After two seasons in the Olsbergs Fiesta, he switched to the M-Sport platform with Bryan Herta Rallysport for 2015. Sandell kept a run of one win a year throughout 2015 and 2016, emerging victorious in Detroit and Dallas, but a horrendous run of luck in both campaigns prevented him from mounting a serious title challenge.
In 2017 Sandell joined Subaru with the aim of helping it return to the front – the move also gave him a chance to return to stage rally in the American Rally Association series, where he made three starts (and took three wins) in 2018.
As Subaru grew and improved, Sandell finally returned to the winners’ circle in 2019 at the second Americas Rallycross race at Gateway, keeping up Subaru’s unbeaten start to the season. Once again Sandell was a championship contender, but sadly, as was so often the case, poor fortune at Mid-Ohio and Trois-Rivières cost him in the overall title fight.
Chris Atkinson was a surprise addition to Subaru’s revolving driver line-up when he made his rallycross debut at the Atlantic City GRC event in 2016, reuniting with the brand that gave him his big WRC break, and driving an all-new car for the team.
Race results weren’t immediately strong for Atkinson, but the pace was there – he was top qualifier in that year’s season finale in Los Angeles. After a somewhat tough first full season in 2016, podiums finally came in 2017 as Subaru continued to improve.

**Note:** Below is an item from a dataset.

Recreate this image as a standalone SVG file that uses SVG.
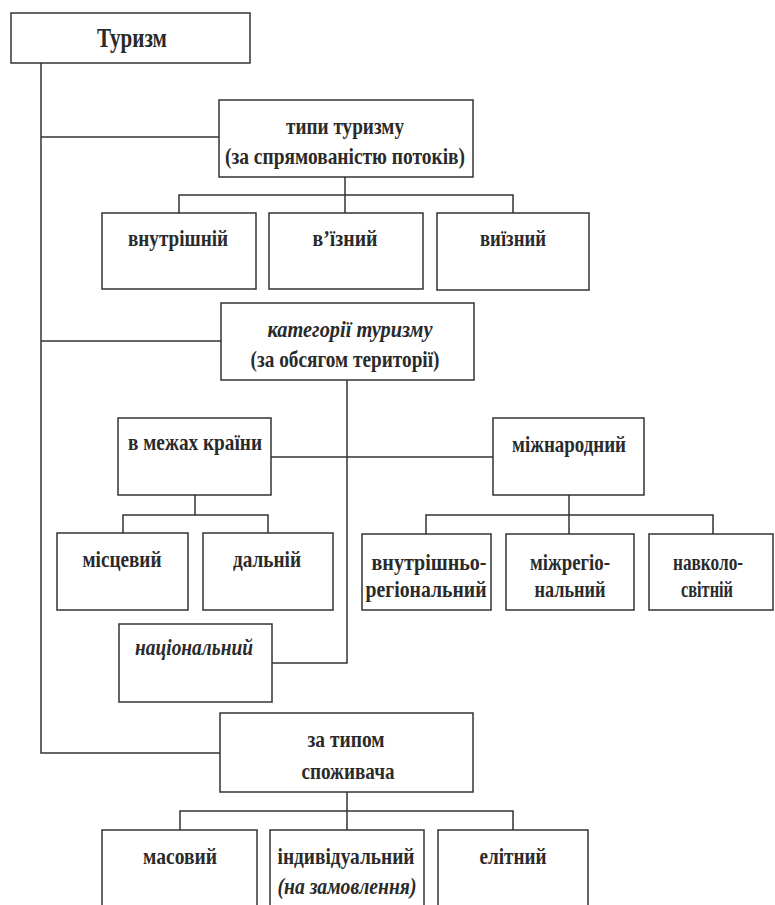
<svg xmlns="http://www.w3.org/2000/svg" width="775" height="905" viewBox="0 0 775 905" font-family="'Liberation Serif', 'DejaVu Serif', serif">
<style>
.b{fill:#fff;stroke:#333;stroke-width:1.5}
.c{fill:none;stroke:#333;stroke-width:1.5}
text{font-family:'Liberation Serif','DejaVu Serif',serif;font-size:23px;font-weight:bold;fill:#2a2a2a;text-anchor:middle}
.i{font-style:italic}
.big{font-size:27px}
</style>
<rect width="775" height="905" fill="#fff"/>
<g id="connectors">
<path class="c" d="M41 63 V753 H220"/>
<path class="c" d="M41 137 H219"/>
<path class="c" d="M41 341 H221"/>
<path class="c" d="M345 177 V213"/>
<path class="c" d="M179 213 V195 H513 V213"/>
<path class="c" d="M347 380 V663 H272"/>
<path class="c" d="M271 457 H493"/>
<path class="c" d="M195 495 V515"/>
<path class="c" d="M123 533 V515 H268 V533"/>
<path class="c" d="M569 495 V534"/>
<path class="c" d="M426 534 V515 H713 V534"/>
<path class="c" d="M347 792 V830"/>
<path class="c" d="M180 830 V811 H513 V830"/>
</g>
<g id="turyzm"><rect class="b" x="11" y="13" width="239" height="50"/><text class="big" x="132" y="47" textLength="70" lengthAdjust="spacingAndGlyphs">Туризм</text></g>
<g id="typy"><rect class="b" x="219" y="100" width="254" height="77"/><text x="345" y="134" textLength="118" lengthAdjust="spacingAndGlyphs">типи туризму</text><text x="345" y="164" textLength="240" lengthAdjust="spacingAndGlyphs">(за спрямованістю потоків)</text></g>
<g id="vnutrishnii"><rect class="b" x="102" y="213" width="154" height="76"/><text x="178" y="246" textLength="100" lengthAdjust="spacingAndGlyphs">внутрішній</text></g>
<g id="vyiznyi"><rect class="b" x="269" y="213" width="154" height="76"/><text x="345" y="246" textLength="65" lengthAdjust="spacingAndGlyphs">в’їзний</text></g>
<g id="vyiznyi2"><rect class="b" x="437" y="213" width="152" height="77"/><text x="513" y="246" textLength="66" lengthAdjust="spacingAndGlyphs">виїзний</text></g>
<g id="katehorii"><rect class="b" x="221" y="303" width="253" height="77"/><text class="i" x="350" y="337" textLength="165" lengthAdjust="spacingAndGlyphs">категорії туризму</text><text x="345" y="367" textLength="189" lengthAdjust="spacingAndGlyphs">(за обсягом території)</text></g>
<g id="v-mezhakh"><rect class="b" x="118" y="418" width="153" height="77"/><text x="195" y="450" textLength="134" lengthAdjust="spacingAndGlyphs">в межах країни</text></g>
<g id="mizhnarodnyi"><rect class="b" x="493" y="418" width="151" height="77"/><text x="569" y="452" textLength="114" lengthAdjust="spacingAndGlyphs">міжнародний</text></g>
<g id="mistsevyi"><rect class="b" x="57" y="533" width="131" height="77"/><text x="122" y="567" textLength="79" lengthAdjust="spacingAndGlyphs">місцевий</text></g>
<g id="dalnii"><rect class="b" x="203" y="533" width="130" height="77"/><text x="267" y="567" textLength="68" lengthAdjust="spacingAndGlyphs">дальній</text></g>
<g id="vnutrishno"><rect class="b" x="362" y="534" width="129" height="76"/><text x="429" y="570" textLength="115" lengthAdjust="spacingAndGlyphs">внутрішньо-</text><text x="426" y="597" textLength="121" lengthAdjust="spacingAndGlyphs">регіональний</text></g>
<g id="mizhrehio"><rect class="b" x="506" y="534" width="128" height="76"/><text x="570" y="570" textLength="80" lengthAdjust="spacingAndGlyphs">міжрегіо-</text><text x="570" y="597" textLength="71" lengthAdjust="spacingAndGlyphs">нальний</text></g>
<g id="navkolo"><rect class="b" x="649" y="534" width="124" height="76"/><text x="708" y="570" textLength="70" lengthAdjust="spacingAndGlyphs">навколо-</text><text x="707" y="597" textLength="52" lengthAdjust="spacingAndGlyphs">світній</text></g>
<g id="natsionalnyi"><rect class="b" x="119" y="624" width="153" height="78"/><text class="i" x="194" y="655" textLength="118" lengthAdjust="spacingAndGlyphs">національний</text></g>
<g id="za-typom"><rect class="b" x="220" y="713" width="253" height="79"/><text x="346" y="747" textLength="77" lengthAdjust="spacingAndGlyphs">за типом</text><text x="348" y="779" textLength="93" lengthAdjust="spacingAndGlyphs">споживача</text></g>
<g id="masovyi"><rect class="b" x="102" y="830" width="155" height="90"/><text x="180" y="864" textLength="74" lengthAdjust="spacingAndGlyphs">масовий</text></g>
<g id="indyvidualnyi"><rect class="b" x="270" y="830" width="154" height="90"/><text x="346" y="864" textLength="137" lengthAdjust="spacingAndGlyphs">індивідуальний</text><text class="i" x="347" y="894" textLength="139" lengthAdjust="spacingAndGlyphs">(на замовлення)</text></g>
<g id="elitnyi"><rect class="b" x="438" y="830" width="150" height="90"/><text x="513" y="864" textLength="67" lengthAdjust="spacingAndGlyphs">елітний</text></g>
</svg>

In 2019, Atkinson was finally a full-on championship contender, winning two ARX races, including a maiden win that came in controversial fashion at Gateway after he made contact with Steve Arpin.
His two wins, the second coming at the season finale at Mid-Ohio, were his only podium finishes of the season as he finished the top Subaru runner after Scott Speed’s season was cut short through injury. In the end, the Australian was just 12 points adrift of eventual champion Tanner Foust.